GOAL OF THE EXERCISE =
With the images removed, repeat the data below exactly.

□ □ □ □ □

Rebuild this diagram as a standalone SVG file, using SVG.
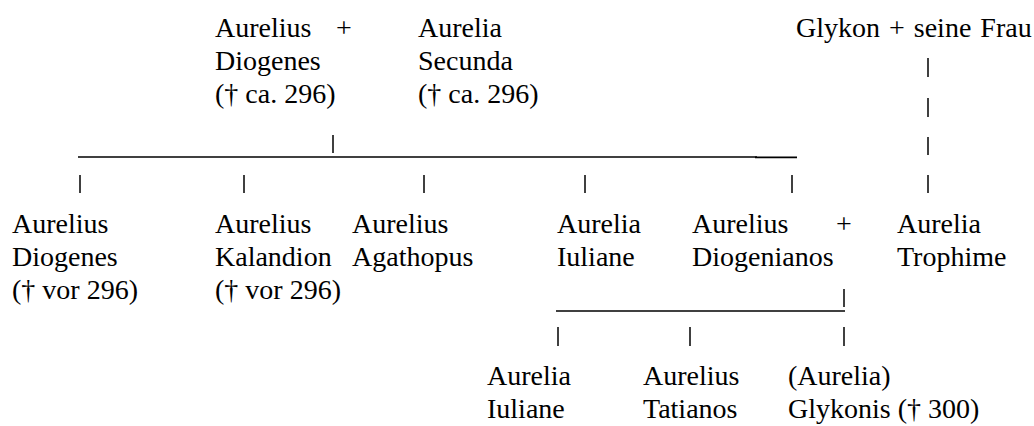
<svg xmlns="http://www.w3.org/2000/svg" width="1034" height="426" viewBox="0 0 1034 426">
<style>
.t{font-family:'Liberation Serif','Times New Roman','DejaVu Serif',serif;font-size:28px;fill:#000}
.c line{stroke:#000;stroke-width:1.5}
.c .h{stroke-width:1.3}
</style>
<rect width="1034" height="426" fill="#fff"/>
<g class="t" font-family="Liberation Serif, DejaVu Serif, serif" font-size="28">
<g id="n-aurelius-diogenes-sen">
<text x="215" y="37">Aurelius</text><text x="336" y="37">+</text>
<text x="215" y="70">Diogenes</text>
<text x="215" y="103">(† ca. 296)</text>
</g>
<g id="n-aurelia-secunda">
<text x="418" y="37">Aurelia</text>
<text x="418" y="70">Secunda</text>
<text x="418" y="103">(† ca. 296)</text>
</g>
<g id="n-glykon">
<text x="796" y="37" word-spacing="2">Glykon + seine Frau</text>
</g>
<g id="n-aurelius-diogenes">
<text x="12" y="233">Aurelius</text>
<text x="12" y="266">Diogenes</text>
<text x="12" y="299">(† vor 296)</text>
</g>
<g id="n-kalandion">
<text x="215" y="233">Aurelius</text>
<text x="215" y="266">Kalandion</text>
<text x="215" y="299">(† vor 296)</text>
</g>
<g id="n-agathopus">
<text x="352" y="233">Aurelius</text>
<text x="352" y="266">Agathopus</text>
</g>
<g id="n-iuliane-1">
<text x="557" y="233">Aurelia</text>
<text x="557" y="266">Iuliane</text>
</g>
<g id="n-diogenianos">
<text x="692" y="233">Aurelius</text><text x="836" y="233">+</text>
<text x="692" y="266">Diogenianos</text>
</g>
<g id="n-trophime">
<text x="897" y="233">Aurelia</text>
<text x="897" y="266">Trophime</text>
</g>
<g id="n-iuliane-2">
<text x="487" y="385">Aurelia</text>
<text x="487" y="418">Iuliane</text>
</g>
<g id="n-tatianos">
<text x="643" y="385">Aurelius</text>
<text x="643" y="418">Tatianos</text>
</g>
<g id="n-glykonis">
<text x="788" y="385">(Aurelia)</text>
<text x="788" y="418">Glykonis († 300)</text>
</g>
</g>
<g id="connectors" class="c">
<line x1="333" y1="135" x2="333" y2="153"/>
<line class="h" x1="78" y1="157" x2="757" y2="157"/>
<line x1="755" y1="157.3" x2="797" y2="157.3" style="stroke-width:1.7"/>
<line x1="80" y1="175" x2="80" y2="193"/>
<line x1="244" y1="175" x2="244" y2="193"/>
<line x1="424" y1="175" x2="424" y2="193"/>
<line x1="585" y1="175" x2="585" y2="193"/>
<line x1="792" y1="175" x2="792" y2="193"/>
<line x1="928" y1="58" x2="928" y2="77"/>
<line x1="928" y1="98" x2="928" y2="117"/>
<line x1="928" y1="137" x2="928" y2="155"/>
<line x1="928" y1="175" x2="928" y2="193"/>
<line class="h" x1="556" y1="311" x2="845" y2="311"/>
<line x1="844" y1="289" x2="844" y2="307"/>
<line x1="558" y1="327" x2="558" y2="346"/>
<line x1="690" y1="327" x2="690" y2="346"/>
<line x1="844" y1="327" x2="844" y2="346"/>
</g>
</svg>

□ □ □ □ □

WRITTEN ANSWER =
Rebuild this diagram as a standalone SVG file, using SVG.
<svg xmlns="http://www.w3.org/2000/svg" width="1034" height="426" viewBox="0 0 1034 426">
<style>
.t{font-family:'Liberation Serif','Times New Roman','DejaVu Serif',serif;font-size:28px;fill:#000}
.c line{stroke:#000;stroke-width:1.5}
.c .h{stroke-width:1.3}
</style>
<rect width="1034" height="426" fill="#fff"/>
<g class="t" font-family="Liberation Serif, DejaVu Serif, serif" font-size="28">
<g id="n-aurelius-diogenes-sen">
<text x="215" y="37">Aurelius</text><text x="336" y="37">+</text>
<text x="215" y="70">Diogenes</text>
<text x="215" y="103">(† ca. 296)</text>
</g>
<g id="n-aurelia-secunda">
<text x="418" y="37">Aurelia</text>
<text x="418" y="70">Secunda</text>
<text x="418" y="103">(† ca. 296)</text>
</g>
<g id="n-glykon">
<text x="796" y="37" word-spacing="2">Glykon + seine Frau</text>
</g>
<g id="n-aurelius-diogenes">
<text x="12" y="233">Aurelius</text>
<text x="12" y="266">Diogenes</text>
<text x="12" y="299">(† vor 296)</text>
</g>
<g id="n-kalandion">
<text x="215" y="233">Aurelius</text>
<text x="215" y="266">Kalandion</text>
<text x="215" y="299">(† vor 296)</text>
</g>
<g id="n-agathopus">
<text x="352" y="233">Aurelius</text>
<text x="352" y="266">Agathopus</text>
</g>
<g id="n-iuliane-1">
<text x="557" y="233">Aurelia</text>
<text x="557" y="266">Iuliane</text>
</g>
<g id="n-diogenianos">
<text x="692" y="233">Aurelius</text><text x="836" y="233">+</text>
<text x="692" y="266">Diogenianos</text>
</g>
<g id="n-trophime">
<text x="897" y="233">Aurelia</text>
<text x="897" y="266">Trophime</text>
</g>
<g id="n-iuliane-2">
<text x="487" y="385">Aurelia</text>
<text x="487" y="418">Iuliane</text>
</g>
<g id="n-tatianos">
<text x="643" y="385">Aurelius</text>
<text x="643" y="418">Tatianos</text>
</g>
<g id="n-glykonis">
<text x="788" y="385">(Aurelia)</text>
<text x="788" y="418">Glykonis († 300)</text>
</g>
</g>
<g id="connectors" class="c">
<line x1="333" y1="135" x2="333" y2="153"/>
<line class="h" x1="78" y1="157" x2="757" y2="157"/>
<line x1="755" y1="157.3" x2="797" y2="157.3" style="stroke-width:1.7"/>
<line x1="80" y1="175" x2="80" y2="193"/>
<line x1="244" y1="175" x2="244" y2="193"/>
<line x1="424" y1="175" x2="424" y2="193"/>
<line x1="585" y1="175" x2="585" y2="193"/>
<line x1="792" y1="175" x2="792" y2="193"/>
<line x1="928" y1="58" x2="928" y2="77"/>
<line x1="928" y1="98" x2="928" y2="117"/>
<line x1="928" y1="137" x2="928" y2="155"/>
<line x1="928" y1="175" x2="928" y2="193"/>
<line class="h" x1="556" y1="311" x2="845" y2="311"/>
<line x1="844" y1="289" x2="844" y2="307"/>
<line x1="558" y1="327" x2="558" y2="346"/>
<line x1="690" y1="327" x2="690" y2="346"/>
<line x1="844" y1="327" x2="844" y2="346"/>
</g>
</svg>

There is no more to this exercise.